_Stated task_
Begin with the first line below and retype each line exactly through the line containing "var fmt = function(v)". Any pictures are to be left out.

** START OF Given information **

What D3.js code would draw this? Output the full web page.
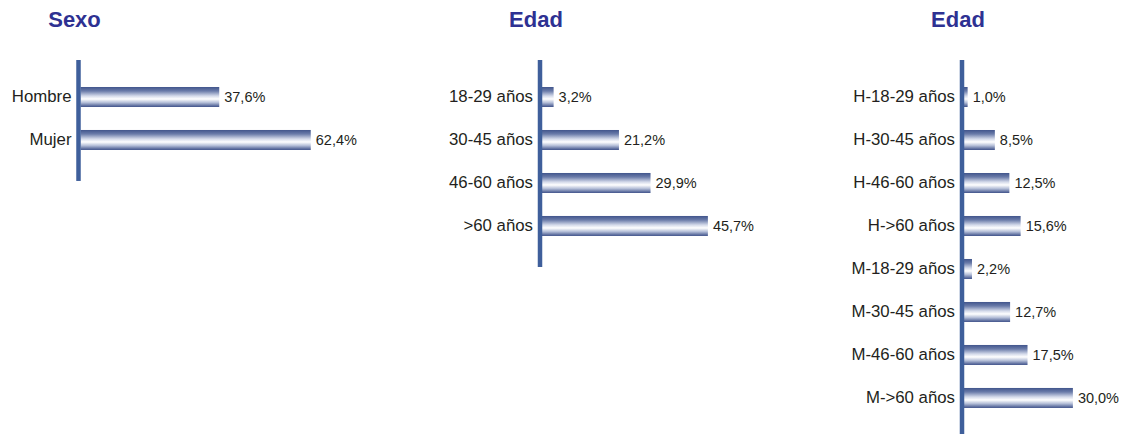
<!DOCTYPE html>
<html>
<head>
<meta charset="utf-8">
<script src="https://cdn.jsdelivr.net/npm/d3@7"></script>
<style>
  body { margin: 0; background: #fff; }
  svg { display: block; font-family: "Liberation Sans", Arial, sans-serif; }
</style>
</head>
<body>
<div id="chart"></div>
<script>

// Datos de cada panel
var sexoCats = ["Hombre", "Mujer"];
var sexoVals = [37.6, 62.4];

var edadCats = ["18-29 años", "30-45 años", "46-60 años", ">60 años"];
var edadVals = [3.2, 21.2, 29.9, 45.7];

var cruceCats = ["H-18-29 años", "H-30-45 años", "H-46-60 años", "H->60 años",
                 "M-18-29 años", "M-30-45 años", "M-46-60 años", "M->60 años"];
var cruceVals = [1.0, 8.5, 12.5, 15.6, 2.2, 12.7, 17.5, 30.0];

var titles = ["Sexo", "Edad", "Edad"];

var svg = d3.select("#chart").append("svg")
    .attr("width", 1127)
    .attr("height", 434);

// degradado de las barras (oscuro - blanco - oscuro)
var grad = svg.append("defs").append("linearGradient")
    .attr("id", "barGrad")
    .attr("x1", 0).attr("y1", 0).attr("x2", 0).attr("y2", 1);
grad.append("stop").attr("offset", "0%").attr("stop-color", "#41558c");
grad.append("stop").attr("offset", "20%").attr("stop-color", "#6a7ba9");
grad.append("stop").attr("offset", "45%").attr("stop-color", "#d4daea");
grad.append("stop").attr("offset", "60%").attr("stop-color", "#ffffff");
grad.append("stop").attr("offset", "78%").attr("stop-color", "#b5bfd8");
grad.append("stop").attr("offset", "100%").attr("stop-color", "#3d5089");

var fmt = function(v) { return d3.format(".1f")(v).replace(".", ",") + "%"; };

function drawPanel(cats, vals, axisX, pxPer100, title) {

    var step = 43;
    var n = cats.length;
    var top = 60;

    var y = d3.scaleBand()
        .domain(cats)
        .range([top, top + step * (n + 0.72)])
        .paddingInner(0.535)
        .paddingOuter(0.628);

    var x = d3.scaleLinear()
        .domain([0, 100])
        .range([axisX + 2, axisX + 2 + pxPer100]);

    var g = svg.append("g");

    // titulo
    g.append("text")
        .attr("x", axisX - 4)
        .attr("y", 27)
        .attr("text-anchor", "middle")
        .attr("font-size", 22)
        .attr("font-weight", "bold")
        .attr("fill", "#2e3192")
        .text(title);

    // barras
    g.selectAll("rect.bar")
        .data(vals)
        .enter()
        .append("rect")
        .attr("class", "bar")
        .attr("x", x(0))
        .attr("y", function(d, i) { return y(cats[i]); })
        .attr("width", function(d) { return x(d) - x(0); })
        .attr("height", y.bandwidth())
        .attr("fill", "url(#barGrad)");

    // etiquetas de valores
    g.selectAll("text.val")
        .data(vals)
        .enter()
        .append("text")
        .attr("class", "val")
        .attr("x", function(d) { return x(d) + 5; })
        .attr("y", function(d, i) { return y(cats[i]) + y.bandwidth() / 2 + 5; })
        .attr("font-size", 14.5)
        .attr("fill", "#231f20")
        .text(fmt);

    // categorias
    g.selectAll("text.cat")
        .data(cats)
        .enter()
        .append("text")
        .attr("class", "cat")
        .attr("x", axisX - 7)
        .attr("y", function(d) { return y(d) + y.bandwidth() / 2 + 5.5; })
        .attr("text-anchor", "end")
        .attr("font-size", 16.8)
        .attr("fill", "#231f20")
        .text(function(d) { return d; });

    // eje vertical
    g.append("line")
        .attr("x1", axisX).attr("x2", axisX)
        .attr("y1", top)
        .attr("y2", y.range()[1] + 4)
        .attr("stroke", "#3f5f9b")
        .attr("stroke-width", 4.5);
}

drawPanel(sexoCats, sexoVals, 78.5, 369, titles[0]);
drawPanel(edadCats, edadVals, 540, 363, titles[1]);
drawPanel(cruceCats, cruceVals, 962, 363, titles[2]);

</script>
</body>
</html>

** END OF Given information **

_Output for this task_
What D3.js code would draw this? Output the full web page.
<!DOCTYPE html>
<html>
<head>
<meta charset="utf-8">
<script src="https://cdn.jsdelivr.net/npm/d3@7"></script>
<style>
  body { margin: 0; background: #fff; }
  svg { display: block; font-family: "Liberation Sans", Arial, sans-serif; }
</style>
</head>
<body>
<div id="chart"></div>
<script>

// Datos de cada panel
var sexoCats = ["Hombre", "Mujer"];
var sexoVals = [37.6, 62.4];

var edadCats = ["18-29 años", "30-45 años", "46-60 años", ">60 años"];
var edadVals = [3.2, 21.2, 29.9, 45.7];

var cruceCats = ["H-18-29 años", "H-30-45 años", "H-46-60 años", "H->60 años",
                 "M-18-29 años", "M-30-45 años", "M-46-60 años", "M->60 años"];
var cruceVals = [1.0, 8.5, 12.5, 15.6, 2.2, 12.7, 17.5, 30.0];

var titles = ["Sexo", "Edad", "Edad"];

var svg = d3.select("#chart").append("svg")
    .attr("width", 1127)
    .attr("height", 434);

// degradado de las barras (oscuro - blanco - oscuro)
var grad = svg.append("defs").append("linearGradient")
    .attr("id", "barGrad")
    .attr("x1", 0).attr("y1", 0).attr("x2", 0).attr("y2", 1);
grad.append("stop").attr("offset", "0%").attr("stop-color", "#41558c");
grad.append("stop").attr("offset", "20%").attr("stop-color", "#6a7ba9");
grad.append("stop").attr("offset", "45%").attr("stop-color", "#d4daea");
grad.append("stop").attr("offset", "60%").attr("stop-color", "#ffffff");
grad.append("stop").attr("offset", "78%").attr("stop-color", "#b5bfd8");
grad.append("stop").attr("offset", "100%").attr("stop-color", "#3d5089");

var fmt = function(v) { return d3.format(".1f")(v).replace(".", ",") + "%"; };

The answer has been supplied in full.